- Mike Rutledge Staff Writer
With the significant South Hamilton Crossing highway project well underway after more than a century of discussions, the Butler County seat now is talking about North Hamilton Crossing.
That project, in its infancy, would construct a bridge over the Great Miami River somewhere in the area of where NW Washington Boulevard, North B Street and West Elkton Road draw closely together.
A major benefit would be to help ease traffic on B Street and other areas near the proposed Spooky Nook Sports at Champion Mill mega sports complex, not far south of there, on the west side of the river.
One possibility that has been contemplated: Linking Northwest Boulevard eastward to Hampshire Drive, which is about a mile east of where High Street intersects with Ohio 4.
City Manager Joshua Smith recently met with Butler County Engineer Greg Wilkens to start discussing the most preliminary issues surrounding the proposed project. Smith listed three of the top issues:
- What exactly is the outcome we want as a region?
- Who are the key stakeholders who need to be involved from the very beginning?

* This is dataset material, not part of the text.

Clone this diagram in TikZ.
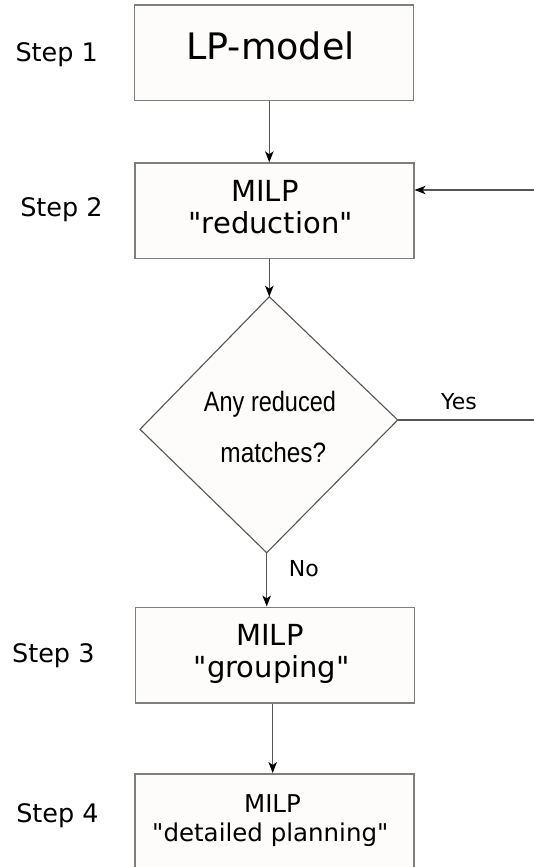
\documentclass[tikz,border=0pt]{standalone}
\usepackage{fontspec}
\newfontfamily\dv{DejaVu Sans}
\newfontfamily\narrowfont{Liberation Sans}
\usetikzlibrary{arrows.meta}

\definecolor{boxfill}{HTML}{FDFCFA}
\definecolor{boxline}{HTML}{7E7E7E}
\definecolor{wireline}{HTML}{555555}

\newcommand{\fs}[1]{\fontsize{#1bp}{1.2\dimexpr#1bp\relax}\selectfont}

\tikzset{
  stagebox/.style={draw=boxline, line width=1.5bp, fill=boxfill,
    minimum width=279bp, minimum height=95.5bp, inner sep=0pt},
  boxtext/.style={anchor=base, inner sep=0pt, text=black},
  steplabel/.style={anchor=base, inner sep=0pt, font=\dv\fs{25.5}},
  flow/.style={draw=wireline, line width=1.1bp,
    -{Stealth[length=11bp, width=8.5bp, inset=3bp, color=black]}},
  plainwire/.style={draw=wireline, line width=1.1bp},
}

\begin{document}
\begin{tikzpicture}[x=1bp, y=-1bp]
  \useasboundingbox (0,0) rectangle (534,867);
  \clip (0,0) rectangle (534,867);
  \fill[white] (0,0) rectangle (534,867);

  % process boxes
  \node[stagebox] (b1) at (273.8, 52.9) {};
  \node[stagebox] (b2) at (274.3, 210.8) {};
  \node[stagebox] (b3) at (275.0, 655.0) {};
  \node[stagebox] (b4) at (274.7, 821.5) {};

  % box texts
  \node[boxtext, font=\dv\fs{36.5}] (t1) at (270.5, 59.3) {LP-model};
  \node[boxtext, font=\dv\fs{29}] (t2a) at (265.0, 201.7) {MILP};
  \node[boxtext, font=\dv\fs{29}] (t2b) at (270.7, 233.3) {"reduction"};
  \node[boxtext, font=\dv\fs{29}] (t3a) at (270.0, 645.0) {MILP};
  \node[boxtext, font=\dv\fs{29}] (t3b) at (271.7, 677.3) {"grouping"};
  \node[boxtext, font=\dv\fs{24.5}] (t4a) at (272.5, 812.3) {MILP};
  \node[boxtext, font=\dv\fs{24.5}] (t4b) at (270.3, 841.7) {"detailed planning"};

  % step labels
  \node[steplabel] (s1) at (56.7, 61.7) {Step 1};
  \node[steplabel] (s2) at (61.5, 216.0) {Step 2};
  \node[steplabel] (s3) at (53.3, 662.7) {Step 3};
  \node[steplabel] (s4) at (57.5, 822.3) {Step 4};

  % decision diamond
  \coordinate (dT) at (269.3, 296.7);
  \coordinate (dL) at (140.0, 429.3);
  \coordinate (dR) at (397.7, 420.0);
  \coordinate (dB) at (266.7, 552.7);
  \draw[draw=wireline, line width=1.1bp, fill=boxfill, line join=miter]
    (dT) -- (dR) -- (dB) -- (dL) -- cycle;
  \node[boxtext, font=\narrowfont\fs{28}] (q1) at (270.0, 411.7)
    {\scalebox{0.84}[1]{Any reduced}};
  \node[boxtext, font=\narrowfont\fs{28}] (q2) at (273.3, 462.7)
    {\scalebox{0.87}[1]{matches?}};

  % branch labels
  \node[boxtext, font=\dv\fs{22}] (yes) at (459.0, 409.3) {Yes};
  \node[boxtext, font=\dv\fs{22}] (no) at (303.8, 576.0) {No};

  % loose ends at the right edge
  \coordinate (loopin) at (534, 190.0);
  \coordinate (loopout) at (534, 420.0);
  \coordinate (c34) at (272.7, 0);

  % connectors
  \draw[flow] (b1.south -| dT) -- (b2.north -| dT);
  \draw[flow] (b2.south -| dT) -- (dT);
  \draw[flow] (dB) -- (dB |- b3.north);
  \draw[flow] (b3.south -| c34) -- (b4.north -| c34);
  \draw[flow] (loopin) -- (loopin -| b2.east);
  \draw[plainwire] (dR) -- (loopout);
\end{tikzpicture}
\end{document}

- How do we determine two or three different routes so we can begin an initial vetting process with the public?
“We understand that due to the river and number of trains that travel Hamilton daily, we need to be proactive in identifying ways to get the traveling public safely and efficiently through our city,” Smith said. “South Hamilton Crossing took over 100 years from concept to construction and we need to move more quickly regarding a northern crossing.”
The project could be more than a decade from completion, predicted Dale Schwieterman, deputy engineer at the Butler County Engineer’s Office.
Much of the project is undetermined, Smith emphasized. But in general, “We are studying various routes but I would say generally just north of the Black Street Bridge/North B St over to around where our power plant is located,” he said.
“The Bonham Farm is north of this area and we don’t have their permission to place infrastructure there, so we are analyzing multiple routes that will avoid their farm,” Smith said.
In January, Hamilton’s transportation and traffic engineer, Kris Butterfield, said one long-term solution — which wouldn’t be cheap — would be to extend Washington Boulevard from West Elkton Road across a new bridge spanning the Great Miami River, and tie back into Ohio 129, perhaps at Hampshire Drive (east of Fair Avenue), as a way to ease heavy traffic on High and Main streets.
“If we had a location and funding in place today, it would take five or 10 years, probably, starting from ground zero, to build something — and that would be knowing everything,” Schwieterman said.
Without a route in place, the project would take longer because of the need to buy properties and conduct the required environmental studies, he said.
“The whole process is quite lengthy…. There’s a lot of things that can put up road bumps, or even road blocks, on some of these projects,” Schwieterman said.